Hezbollah criticises Lebanon decision to allow Spielberg film
Hezbollah criticized the Lebanese government on Friday for allowing cinemas to screen Stephen Spielberg's film The Post despite calls for a ban because of the director's links to Israel.
The movie premiered in Beirut this week after Lebanon's interior minister ruled against any ban.
Activists in Lebanon had campaigned against the film because Spielberg gave funds to Israel during its 2006 war with Hezbollah in Lebanon. The two countries are officially enemy states.
"We reject this decision. We consider it a mistake," said Sayyed Hassan Nasrallah, leader of the Iranian-backed political and military movement.
"This man announced his support for the Israeli aggression against Lebanon," he said in an address. "He paid Israel from his own money...to kill your children and destroy your houses."

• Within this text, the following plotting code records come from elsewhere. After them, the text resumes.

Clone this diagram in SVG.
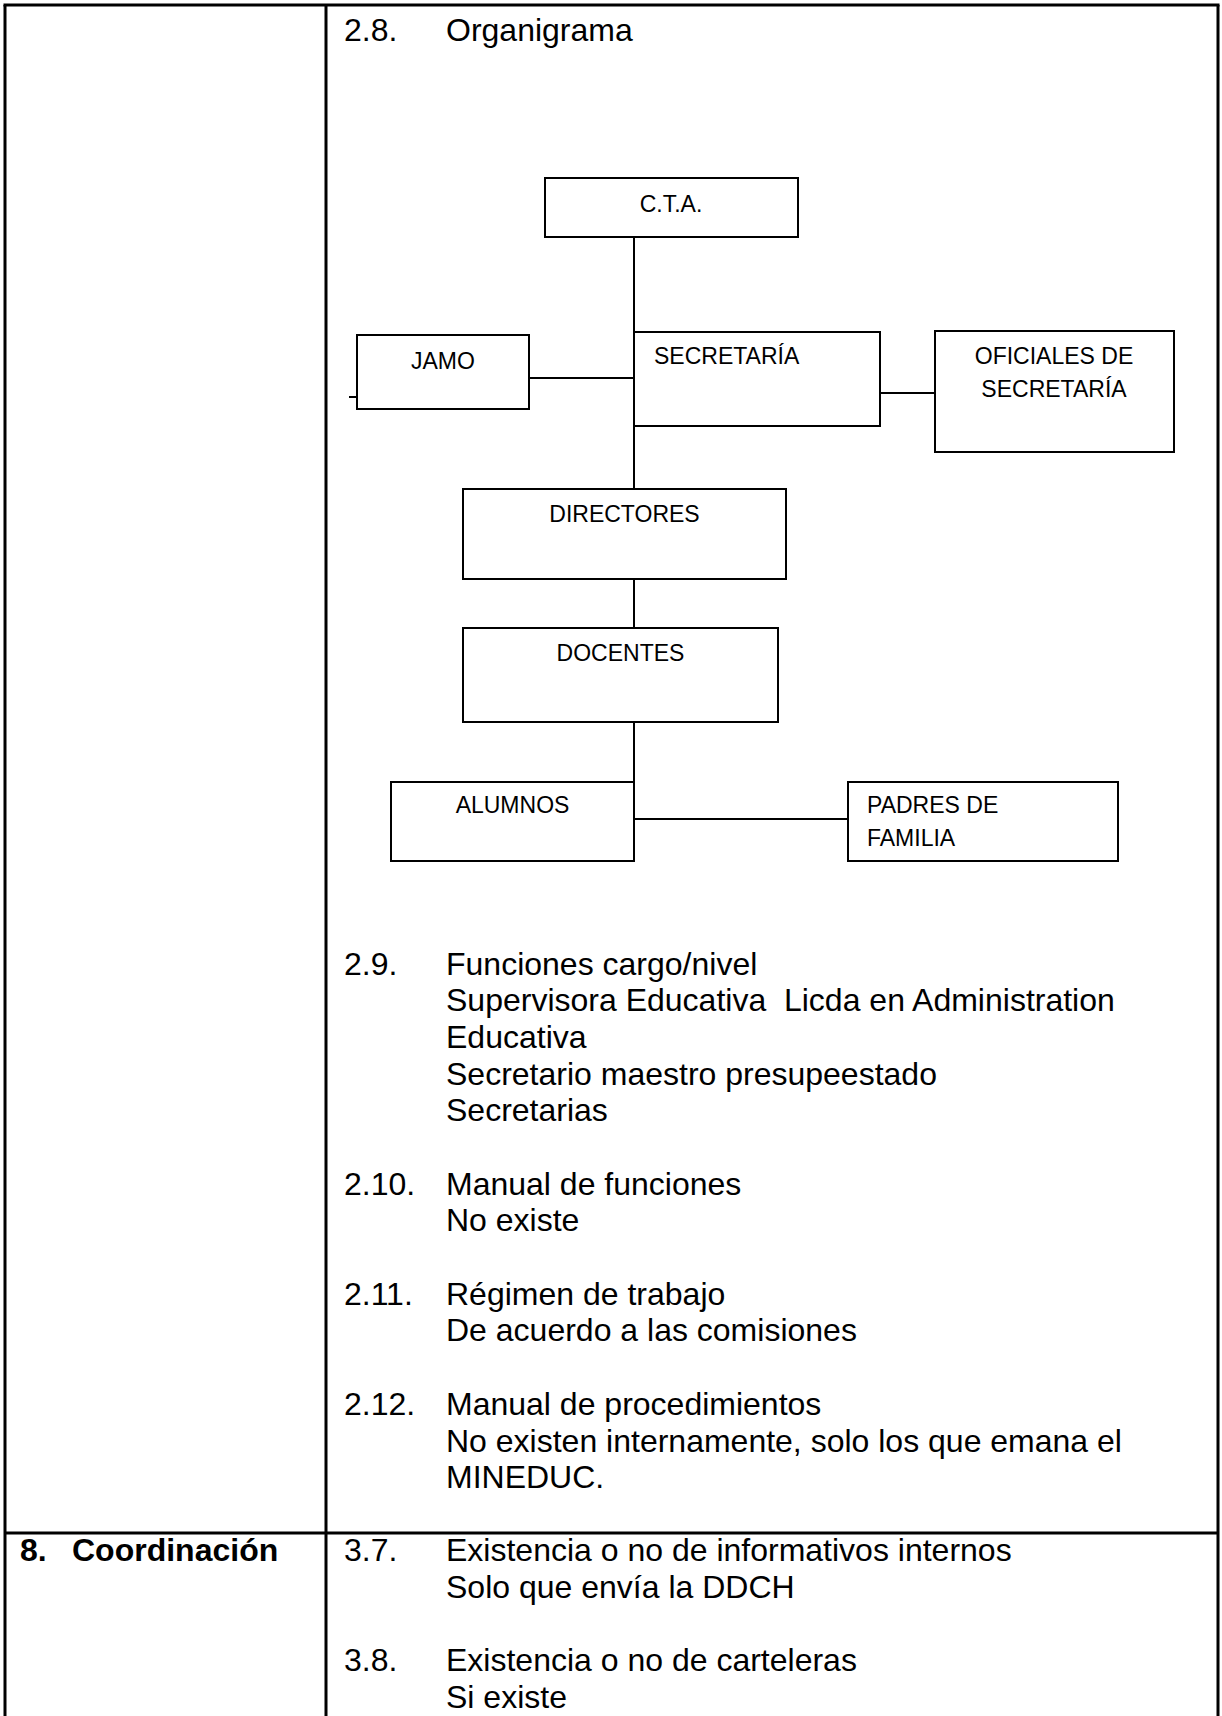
<svg xmlns="http://www.w3.org/2000/svg" width="1222" height="1716" viewBox="0 0 1222 1716">
<style>
.tbl{stroke:#000;stroke-width:3;fill:none}
.box{fill:#fff;stroke:#000;stroke-width:2}
.con{stroke:#000;stroke-width:2;fill:none}
.lbl{font-family:"Liberation Sans",Arial,sans-serif;font-size:23px;fill:#000}
.c{text-anchor:middle}
.body{font-family:"Liberation Sans",Arial,sans-serif;font-size:32px;fill:#000;white-space:pre}
.bold{font-weight:bold}
</style>
<rect width="1222" height="1716" fill="#fff"/>
<g id="table">
<line class="tbl" x1="3.5" y1="5" x2="1219.5" y2="5"/>
<line class="tbl" x1="5" y1="5" x2="5" y2="1716"/>
<line class="tbl" x1="1218" y1="5" x2="1218" y2="1716"/>
<line class="tbl" x1="326" y1="5" x2="326" y2="1716"/>
<line class="tbl" x1="5" y1="1533" x2="1218" y2="1533"/>
</g>
<g id="connectors">
<line class="con" x1="634" y1="237" x2="634" y2="782"/>
<line class="con" x1="529" y1="378" x2="634" y2="378"/>
<line class="con" x1="349" y1="397" x2="357" y2="397"/>
<line class="con" x1="880" y1="393" x2="935" y2="393"/>
<line class="con" x1="634" y1="819" x2="848" y2="819"/>
</g>
<g id="node-cta"><rect class="box" x="545" y="178" width="253" height="59"/><text class="lbl c" x="671" y="212">C.T.A.</text></g>
<g id="node-jamo"><rect class="box" x="357" y="335" width="172" height="74"/><text class="lbl" x="411" y="369">JAMO</text></g>
<g id="node-secretaria"><rect class="box" x="634" y="332" width="246" height="94"/><text class="lbl" x="654" y="364">SECRETARÍA</text></g>
<g id="node-oficiales"><rect class="box" x="935" y="331" width="239" height="121"/><text class="lbl c" x="1054" y="364">OFICIALES DE</text><text class="lbl c" x="1054" y="397">SECRETARÍA</text></g>
<g id="node-directores"><rect class="box" x="463" y="489" width="323" height="90"/><text class="lbl c" x="624.5" y="522">DIRECTORES</text></g>
<g id="node-docentes"><rect class="box" x="463" y="628" width="315" height="94"/><text class="lbl c" x="620.5" y="661">DOCENTES</text></g>
<g id="node-alumnos"><rect class="box" x="391" y="782" width="243" height="79"/><text class="lbl c" x="512.5" y="813">ALUMNOS</text></g>
<g id="node-padres"><rect class="box" x="848" y="782" width="270" height="79"/><text class="lbl" x="867" y="813">PADRES DE</text><text class="lbl" x="867" y="846">FAMILIA</text></g>
<g id="text-left">
<text class="body bold" x="20" y="1561">8.</text>
<text class="body bold" x="72" y="1561">Coordinación</text>
</g>
<g id="text-right">
<text class="body" x="344" y="41">2.8.</text><text class="body" x="446" y="41">Organigrama</text>
<text class="body" x="344" y="975">2.9.</text><text class="body" x="446" y="975">Funciones cargo/nivel</text>
<text class="body" x="446" y="1011">Supervisora Educativa  Licda en Administration</text>
<text class="body" x="446" y="1048">Educativa</text>
<text class="body" x="446" y="1085">Secretario maestro presupeestado</text>
<text class="body" x="446" y="1121">Secretarias</text>
<text class="body" x="344" y="1195">2.10.</text><text class="body" x="446" y="1195">Manual de funciones</text>
<text class="body" x="446" y="1231">No existe</text>
<text class="body" x="344" y="1305">2.11.</text><text class="body" x="446" y="1305">Régimen de trabajo</text>
<text class="body" x="446" y="1341">De acuerdo a las comisiones</text>
<text class="body" x="344" y="1415">2.12.</text><text class="body" x="446" y="1415">Manual de procedimientos</text>
<text class="body" x="446" y="1452">No existen internamente, solo los que emana el</text>
<text class="body" x="446" y="1488">MINEDUC.</text>
<text class="body" x="344" y="1561">3.7.</text><text class="body" x="446" y="1561">Existencia o no de informativos internos</text>
<text class="body" x="446" y="1598">Solo que envía la DDCH</text>
<text class="body" x="344" y="1671">3.8.</text><text class="body" x="446" y="1671">Existencia o no de carteleras</text>
<text class="body" x="446" y="1708">Si existe</text>
</g>
</svg>
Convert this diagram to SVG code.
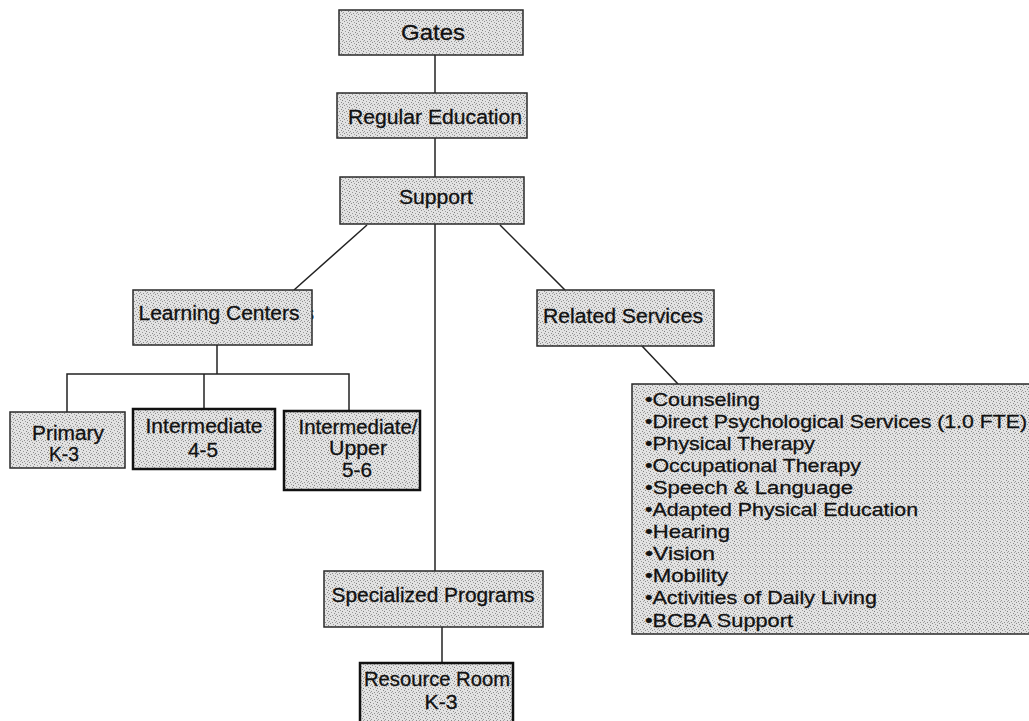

A month-long conflict in 2006 killed about 1,200 people in Lebanon, mostly civilians, and 160 Israelis, most of them troops. There has been no major confrontation between the two sides since.
The Post dramatises the 1971 battle by American newspapers to publish leaked documents, known as the Pentagon Papers, about the US government's role in the Vietnam War.
Lebanon - widely seen as a relative bastion of free speech in the Arab world - banned the film Wonder Woman last year over the starring role of the Israeli actress Gal Gadot.
However, with The Post, the interior ministry chose not to sign off on the ban decision by General Security, which in addition to controlling Lebanon's borders, is responsible for censoring films, plays and books.
In a statement, it said Interior Minister Nohad Mashnouk "sees no objection to the broadcast of the film," which "has no connection with Lebanon, or to the conflict with the Israeli enemy".
The distribution company in Lebanon confirmed that the film, starring Meryl Streep and Tom Hanks, would be released in cinemas in Beirut and elsewhere.
The initial ban against the movie faced a backlash, with critics slamming it as unjustified censorship.
Free speech advocate Gino Raidy hailed the latest decision as a triumph for reason.
“The overreaching hand of censorship has gone too far, too many times,” he wrote on his blog.
French-Lebanese director Ziad Doueiri was held for questioning by Lebanese authorities in September over his film The Attack, which was partially shot in Israel.
Banned films can often be found in bootleg movie shops across the country for as little as one dollar, and even blacklisted books can sometimes be found in regular bookstores.